Given task: Consider the listing below. Extract exactly the lines from the line containing "Emit a Python" to the line containing "import plotly.graph_objects as go", both included.

begin Dataset rows

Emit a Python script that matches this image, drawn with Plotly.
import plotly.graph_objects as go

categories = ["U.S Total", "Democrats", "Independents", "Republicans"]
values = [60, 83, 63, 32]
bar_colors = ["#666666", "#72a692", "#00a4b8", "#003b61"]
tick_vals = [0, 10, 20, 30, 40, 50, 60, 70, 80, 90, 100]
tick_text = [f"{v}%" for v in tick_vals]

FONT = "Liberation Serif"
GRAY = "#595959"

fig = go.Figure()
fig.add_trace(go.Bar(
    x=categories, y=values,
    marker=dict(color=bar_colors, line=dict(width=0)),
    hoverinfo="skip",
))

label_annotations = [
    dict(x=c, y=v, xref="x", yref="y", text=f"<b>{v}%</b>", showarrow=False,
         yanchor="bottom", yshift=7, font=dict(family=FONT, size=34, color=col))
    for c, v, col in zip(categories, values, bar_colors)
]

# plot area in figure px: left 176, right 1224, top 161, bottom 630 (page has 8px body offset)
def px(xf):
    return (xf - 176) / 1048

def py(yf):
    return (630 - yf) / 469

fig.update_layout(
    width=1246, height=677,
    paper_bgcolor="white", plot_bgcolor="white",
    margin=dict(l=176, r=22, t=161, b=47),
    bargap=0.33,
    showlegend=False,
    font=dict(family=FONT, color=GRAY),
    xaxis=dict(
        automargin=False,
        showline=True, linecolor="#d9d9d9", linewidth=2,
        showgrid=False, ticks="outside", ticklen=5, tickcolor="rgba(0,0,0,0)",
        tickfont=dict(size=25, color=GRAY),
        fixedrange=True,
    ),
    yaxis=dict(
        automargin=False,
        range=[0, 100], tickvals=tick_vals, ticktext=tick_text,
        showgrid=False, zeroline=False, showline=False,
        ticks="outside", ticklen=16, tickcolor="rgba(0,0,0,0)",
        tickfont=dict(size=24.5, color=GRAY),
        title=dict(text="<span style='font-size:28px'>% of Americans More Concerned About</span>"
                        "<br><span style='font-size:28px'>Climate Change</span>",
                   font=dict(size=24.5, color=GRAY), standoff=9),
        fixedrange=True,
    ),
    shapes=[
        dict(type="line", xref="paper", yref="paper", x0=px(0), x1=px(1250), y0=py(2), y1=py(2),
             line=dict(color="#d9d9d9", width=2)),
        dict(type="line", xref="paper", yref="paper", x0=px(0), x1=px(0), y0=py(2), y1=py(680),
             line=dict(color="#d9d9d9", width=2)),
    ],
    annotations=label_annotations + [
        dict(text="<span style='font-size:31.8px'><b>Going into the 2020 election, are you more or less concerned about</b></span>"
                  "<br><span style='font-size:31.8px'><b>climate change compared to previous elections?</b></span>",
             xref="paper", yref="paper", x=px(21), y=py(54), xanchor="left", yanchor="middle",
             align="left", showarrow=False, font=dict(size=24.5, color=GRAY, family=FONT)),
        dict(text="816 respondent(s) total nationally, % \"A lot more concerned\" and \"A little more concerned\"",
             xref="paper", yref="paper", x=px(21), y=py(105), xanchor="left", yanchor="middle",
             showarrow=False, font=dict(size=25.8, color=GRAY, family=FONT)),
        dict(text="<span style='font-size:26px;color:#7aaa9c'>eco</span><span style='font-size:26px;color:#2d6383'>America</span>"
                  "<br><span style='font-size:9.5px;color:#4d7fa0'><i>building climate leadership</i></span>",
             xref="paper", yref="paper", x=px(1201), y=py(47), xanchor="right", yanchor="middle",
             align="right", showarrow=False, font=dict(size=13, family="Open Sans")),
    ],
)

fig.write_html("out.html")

end Dataset rows
begin Dataset rows

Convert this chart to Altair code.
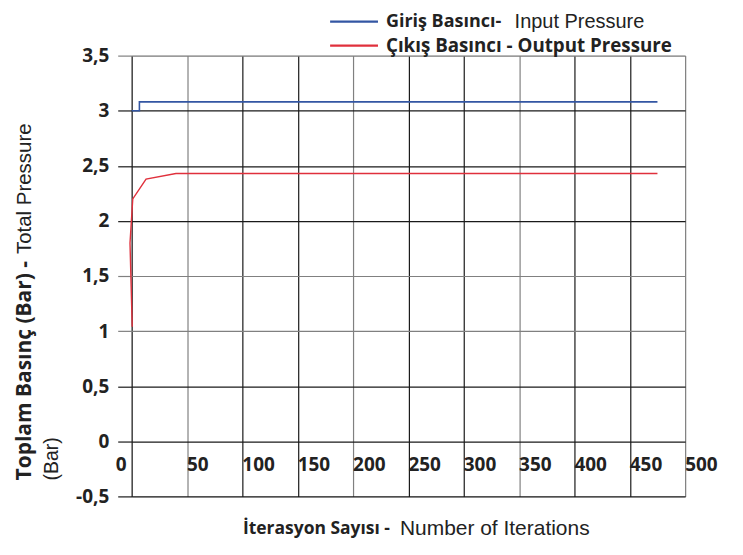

end Dataset rows

Answer for the task:
Emit a Python script that matches this image, drawn with Plotly.
import plotly.graph_objects as go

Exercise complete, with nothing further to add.